*Listed records*:
** start **
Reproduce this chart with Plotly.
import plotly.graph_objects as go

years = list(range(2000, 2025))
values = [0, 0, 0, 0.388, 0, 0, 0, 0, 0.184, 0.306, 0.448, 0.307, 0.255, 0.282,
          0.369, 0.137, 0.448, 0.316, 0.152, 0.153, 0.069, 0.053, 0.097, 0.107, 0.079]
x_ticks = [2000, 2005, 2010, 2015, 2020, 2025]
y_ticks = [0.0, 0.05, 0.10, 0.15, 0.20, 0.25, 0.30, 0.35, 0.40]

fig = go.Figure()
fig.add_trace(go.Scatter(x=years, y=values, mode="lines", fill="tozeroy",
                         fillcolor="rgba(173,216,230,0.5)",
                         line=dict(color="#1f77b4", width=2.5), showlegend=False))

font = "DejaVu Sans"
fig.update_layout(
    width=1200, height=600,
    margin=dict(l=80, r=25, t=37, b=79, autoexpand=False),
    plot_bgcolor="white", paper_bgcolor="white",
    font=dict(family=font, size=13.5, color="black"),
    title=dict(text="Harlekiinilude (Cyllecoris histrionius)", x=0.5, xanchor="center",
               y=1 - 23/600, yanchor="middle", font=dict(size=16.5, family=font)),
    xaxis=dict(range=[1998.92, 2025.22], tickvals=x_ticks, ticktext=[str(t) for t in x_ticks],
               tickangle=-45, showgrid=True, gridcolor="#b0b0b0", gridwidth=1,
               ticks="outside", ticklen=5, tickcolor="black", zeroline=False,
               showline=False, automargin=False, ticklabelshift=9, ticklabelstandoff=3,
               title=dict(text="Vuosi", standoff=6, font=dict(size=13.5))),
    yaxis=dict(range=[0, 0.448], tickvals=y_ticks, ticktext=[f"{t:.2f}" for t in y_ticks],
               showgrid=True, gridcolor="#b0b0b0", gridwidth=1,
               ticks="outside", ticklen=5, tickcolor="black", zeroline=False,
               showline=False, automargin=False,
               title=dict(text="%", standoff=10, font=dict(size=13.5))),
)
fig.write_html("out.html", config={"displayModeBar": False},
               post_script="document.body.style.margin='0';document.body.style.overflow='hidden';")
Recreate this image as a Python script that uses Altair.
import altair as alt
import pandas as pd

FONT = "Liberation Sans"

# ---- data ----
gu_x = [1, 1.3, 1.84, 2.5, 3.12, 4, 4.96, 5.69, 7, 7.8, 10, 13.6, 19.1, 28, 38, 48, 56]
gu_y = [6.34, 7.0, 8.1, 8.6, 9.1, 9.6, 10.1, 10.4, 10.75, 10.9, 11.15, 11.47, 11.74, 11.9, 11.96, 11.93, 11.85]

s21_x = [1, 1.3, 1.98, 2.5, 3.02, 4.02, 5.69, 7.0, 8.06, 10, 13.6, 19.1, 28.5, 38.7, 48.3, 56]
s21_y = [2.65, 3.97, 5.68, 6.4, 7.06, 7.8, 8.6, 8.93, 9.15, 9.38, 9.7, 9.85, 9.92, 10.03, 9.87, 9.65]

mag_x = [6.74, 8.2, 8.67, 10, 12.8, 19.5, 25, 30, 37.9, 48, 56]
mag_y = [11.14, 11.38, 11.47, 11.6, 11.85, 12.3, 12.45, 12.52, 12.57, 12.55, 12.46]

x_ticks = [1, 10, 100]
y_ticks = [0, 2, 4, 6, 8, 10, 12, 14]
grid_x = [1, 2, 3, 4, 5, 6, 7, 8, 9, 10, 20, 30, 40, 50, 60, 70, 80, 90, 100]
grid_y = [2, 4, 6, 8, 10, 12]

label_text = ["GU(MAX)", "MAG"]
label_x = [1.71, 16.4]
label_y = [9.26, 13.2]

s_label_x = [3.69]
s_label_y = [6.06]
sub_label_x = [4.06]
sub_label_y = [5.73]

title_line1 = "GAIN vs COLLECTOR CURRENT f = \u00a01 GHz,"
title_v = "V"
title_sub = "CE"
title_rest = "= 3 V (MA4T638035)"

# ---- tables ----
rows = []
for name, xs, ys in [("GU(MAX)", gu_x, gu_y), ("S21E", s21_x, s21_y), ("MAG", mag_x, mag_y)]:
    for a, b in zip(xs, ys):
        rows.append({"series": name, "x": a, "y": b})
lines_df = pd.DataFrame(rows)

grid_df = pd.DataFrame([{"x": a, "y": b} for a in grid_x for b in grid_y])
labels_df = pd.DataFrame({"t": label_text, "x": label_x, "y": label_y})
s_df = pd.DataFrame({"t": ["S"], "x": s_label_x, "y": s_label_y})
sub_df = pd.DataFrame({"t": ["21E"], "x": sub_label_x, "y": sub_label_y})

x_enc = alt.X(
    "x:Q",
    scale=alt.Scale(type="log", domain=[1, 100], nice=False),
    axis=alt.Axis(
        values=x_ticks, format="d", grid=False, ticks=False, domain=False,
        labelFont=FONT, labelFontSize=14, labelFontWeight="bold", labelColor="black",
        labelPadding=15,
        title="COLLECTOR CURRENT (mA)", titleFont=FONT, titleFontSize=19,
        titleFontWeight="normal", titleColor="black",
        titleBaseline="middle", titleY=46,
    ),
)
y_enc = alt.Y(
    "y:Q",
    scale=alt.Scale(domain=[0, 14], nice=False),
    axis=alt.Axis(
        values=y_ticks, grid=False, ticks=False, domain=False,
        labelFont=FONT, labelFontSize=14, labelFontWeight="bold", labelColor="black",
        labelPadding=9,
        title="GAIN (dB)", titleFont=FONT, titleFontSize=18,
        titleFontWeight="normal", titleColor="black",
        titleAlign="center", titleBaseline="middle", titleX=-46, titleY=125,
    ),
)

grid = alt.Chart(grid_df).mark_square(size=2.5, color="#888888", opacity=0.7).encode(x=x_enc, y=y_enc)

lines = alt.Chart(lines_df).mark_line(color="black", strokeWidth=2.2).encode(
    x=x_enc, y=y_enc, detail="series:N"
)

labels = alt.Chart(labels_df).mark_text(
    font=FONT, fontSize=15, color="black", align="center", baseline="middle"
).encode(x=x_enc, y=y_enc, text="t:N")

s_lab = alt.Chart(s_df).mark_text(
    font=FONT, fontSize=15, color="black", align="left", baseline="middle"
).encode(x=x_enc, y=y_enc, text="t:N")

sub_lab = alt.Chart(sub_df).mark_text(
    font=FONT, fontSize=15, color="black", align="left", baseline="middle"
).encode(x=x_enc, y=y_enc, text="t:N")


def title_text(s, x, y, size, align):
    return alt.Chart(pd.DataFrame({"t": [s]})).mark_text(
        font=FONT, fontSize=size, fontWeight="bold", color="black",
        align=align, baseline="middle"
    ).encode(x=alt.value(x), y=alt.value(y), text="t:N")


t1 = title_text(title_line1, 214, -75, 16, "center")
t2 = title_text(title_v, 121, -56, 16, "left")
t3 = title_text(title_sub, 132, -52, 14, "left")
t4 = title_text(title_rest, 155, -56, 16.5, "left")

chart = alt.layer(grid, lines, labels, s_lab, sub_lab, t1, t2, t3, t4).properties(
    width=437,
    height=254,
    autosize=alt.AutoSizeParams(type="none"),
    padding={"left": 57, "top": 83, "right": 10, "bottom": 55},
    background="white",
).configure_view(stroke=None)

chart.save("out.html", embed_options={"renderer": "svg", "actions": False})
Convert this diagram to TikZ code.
** end **
Write down all the entries again without a single difference.

*The output*:
Reproduce this chart with Plotly.
import plotly.graph_objects as go

years = list(range(2000, 2025))
values = [0, 0, 0, 0.388, 0, 0, 0, 0, 0.184, 0.306, 0.448, 0.307, 0.255, 0.282,
          0.369, 0.137, 0.448, 0.316, 0.152, 0.153, 0.069, 0.053, 0.097, 0.107, 0.079]
x_ticks = [2000, 2005, 2010, 2015, 2020, 2025]
y_ticks = [0.0, 0.05, 0.10, 0.15, 0.20, 0.25, 0.30, 0.35, 0.40]

fig = go.Figure()
fig.add_trace(go.Scatter(x=years, y=values, mode="lines", fill="tozeroy",
                         fillcolor="rgba(173,216,230,0.5)",
                         line=dict(color="#1f77b4", width=2.5), showlegend=False))

font = "DejaVu Sans"
fig.update_layout(
    width=1200, height=600,
    margin=dict(l=80, r=25, t=37, b=79, autoexpand=False),
    plot_bgcolor="white", paper_bgcolor="white",
    font=dict(family=font, size=13.5, color="black"),
    title=dict(text="Harlekiinilude (Cyllecoris histrionius)", x=0.5, xanchor="center",
               y=1 - 23/600, yanchor="middle", font=dict(size=16.5, family=font)),
    xaxis=dict(range=[1998.92, 2025.22], tickvals=x_ticks, ticktext=[str(t) for t in x_ticks],
               tickangle=-45, showgrid=True, gridcolor="#b0b0b0", gridwidth=1,
               ticks="outside", ticklen=5, tickcolor="black", zeroline=False,
               showline=False, automargin=False, ticklabelshift=9, ticklabelstandoff=3,
               title=dict(text="Vuosi", standoff=6, font=dict(size=13.5))),
    yaxis=dict(range=[0, 0.448], tickvals=y_ticks, ticktext=[f"{t:.2f}" for t in y_ticks],
               showgrid=True, gridcolor="#b0b0b0", gridwidth=1,
               ticks="outside", ticklen=5, tickcolor="black", zeroline=False,
               showline=False, automargin=False,
               title=dict(text="%", standoff=10, font=dict(size=13.5))),
)
fig.write_html("out.html", config={"displayModeBar": False},
               post_script="document.body.style.margin='0';document.body.style.overflow='hidden';")
Recreate this image as a Python script that uses Altair.
import altair as alt
import pandas as pd

FONT = "Liberation Sans"

# ---- data ----
gu_x = [1, 1.3, 1.84, 2.5, 3.12, 4, 4.96, 5.69, 7, 7.8, 10, 13.6, 19.1, 28, 38, 48, 56]
gu_y = [6.34, 7.0, 8.1, 8.6, 9.1, 9.6, 10.1, 10.4, 10.75, 10.9, 11.15, 11.47, 11.74, 11.9, 11.96, 11.93, 11.85]

s21_x = [1, 1.3, 1.98, 2.5, 3.02, 4.02, 5.69, 7.0, 8.06, 10, 13.6, 19.1, 28.5, 38.7, 48.3, 56]
s21_y = [2.65, 3.97, 5.68, 6.4, 7.06, 7.8, 8.6, 8.93, 9.15, 9.38, 9.7, 9.85, 9.92, 10.03, 9.87, 9.65]

mag_x = [6.74, 8.2, 8.67, 10, 12.8, 19.5, 25, 30, 37.9, 48, 56]
mag_y = [11.14, 11.38, 11.47, 11.6, 11.85, 12.3, 12.45, 12.52, 12.57, 12.55, 12.46]

x_ticks = [1, 10, 100]
y_ticks = [0, 2, 4, 6, 8, 10, 12, 14]
grid_x = [1, 2, 3, 4, 5, 6, 7, 8, 9, 10, 20, 30, 40, 50, 60, 70, 80, 90, 100]
grid_y = [2, 4, 6, 8, 10, 12]

label_text = ["GU(MAX)", "MAG"]
label_x = [1.71, 16.4]
label_y = [9.26, 13.2]

s_label_x = [3.69]
s_label_y = [6.06]
sub_label_x = [4.06]
sub_label_y = [5.73]

title_line1 = "GAIN vs COLLECTOR CURRENT f = \u00a01 GHz,"
title_v = "V"
title_sub = "CE"
title_rest = "= 3 V (MA4T638035)"

# ---- tables ----
rows = []
for name, xs, ys in [("GU(MAX)", gu_x, gu_y), ("S21E", s21_x, s21_y), ("MAG", mag_x, mag_y)]:
    for a, b in zip(xs, ys):
        rows.append({"series": name, "x": a, "y": b})
lines_df = pd.DataFrame(rows)

grid_df = pd.DataFrame([{"x": a, "y": b} for a in grid_x for b in grid_y])
labels_df = pd.DataFrame({"t": label_text, "x": label_x, "y": label_y})
s_df = pd.DataFrame({"t": ["S"], "x": s_label_x, "y": s_label_y})
sub_df = pd.DataFrame({"t": ["21E"], "x": sub_label_x, "y": sub_label_y})

x_enc = alt.X(
    "x:Q",
    scale=alt.Scale(type="log", domain=[1, 100], nice=False),
    axis=alt.Axis(
        values=x_ticks, format="d", grid=False, ticks=False, domain=False,
        labelFont=FONT, labelFontSize=14, labelFontWeight="bold", labelColor="black",
        labelPadding=15,
        title="COLLECTOR CURRENT (mA)", titleFont=FONT, titleFontSize=19,
        titleFontWeight="normal", titleColor="black",
        titleBaseline="middle", titleY=46,
    ),
)
y_enc = alt.Y(
    "y:Q",
    scale=alt.Scale(domain=[0, 14], nice=False),
    axis=alt.Axis(
        values=y_ticks, grid=False, ticks=False, domain=False,
        labelFont=FONT, labelFontSize=14, labelFontWeight="bold", labelColor="black",
        labelPadding=9,
        title="GAIN (dB)", titleFont=FONT, titleFontSize=18,
        titleFontWeight="normal", titleColor="black",
        titleAlign="center", titleBaseline="middle", titleX=-46, titleY=125,
    ),
)

grid = alt.Chart(grid_df).mark_square(size=2.5, color="#888888", opacity=0.7).encode(x=x_enc, y=y_enc)

lines = alt.Chart(lines_df).mark_line(color="black", strokeWidth=2.2).encode(
    x=x_enc, y=y_enc, detail="series:N"
)

labels = alt.Chart(labels_df).mark_text(
    font=FONT, fontSize=15, color="black", align="center", baseline="middle"
).encode(x=x_enc, y=y_enc, text="t:N")

s_lab = alt.Chart(s_df).mark_text(
    font=FONT, fontSize=15, color="black", align="left", baseline="middle"
).encode(x=x_enc, y=y_enc, text="t:N")

sub_lab = alt.Chart(sub_df).mark_text(
    font=FONT, fontSize=15, color="black", align="left", baseline="middle"
).encode(x=x_enc, y=y_enc, text="t:N")


def title_text(s, x, y, size, align):
    return alt.Chart(pd.DataFrame({"t": [s]})).mark_text(
        font=FONT, fontSize=size, fontWeight="bold", color="black",
        align=align, baseline="middle"
    ).encode(x=alt.value(x), y=alt.value(y), text="t:N")


t1 = title_text(title_line1, 214, -75, 16, "center")
t2 = title_text(title_v, 121, -56, 16, "left")
t3 = title_text(title_sub, 132, -52, 14, "left")
t4 = title_text(title_rest, 155, -56, 16.5, "left")

chart = alt.layer(grid, lines, labels, s_lab, sub_lab, t1, t2, t3, t4).properties(
    width=437,
    height=254,
    autosize=alt.AutoSizeParams(type="none"),
    padding={"left": 57, "top": 83, "right": 10, "bottom": 55},
    background="white",
).configure_view(stroke=None)

chart.save("out.html", embed_options={"renderer": "svg", "actions": False})
Convert this diagram to TikZ code.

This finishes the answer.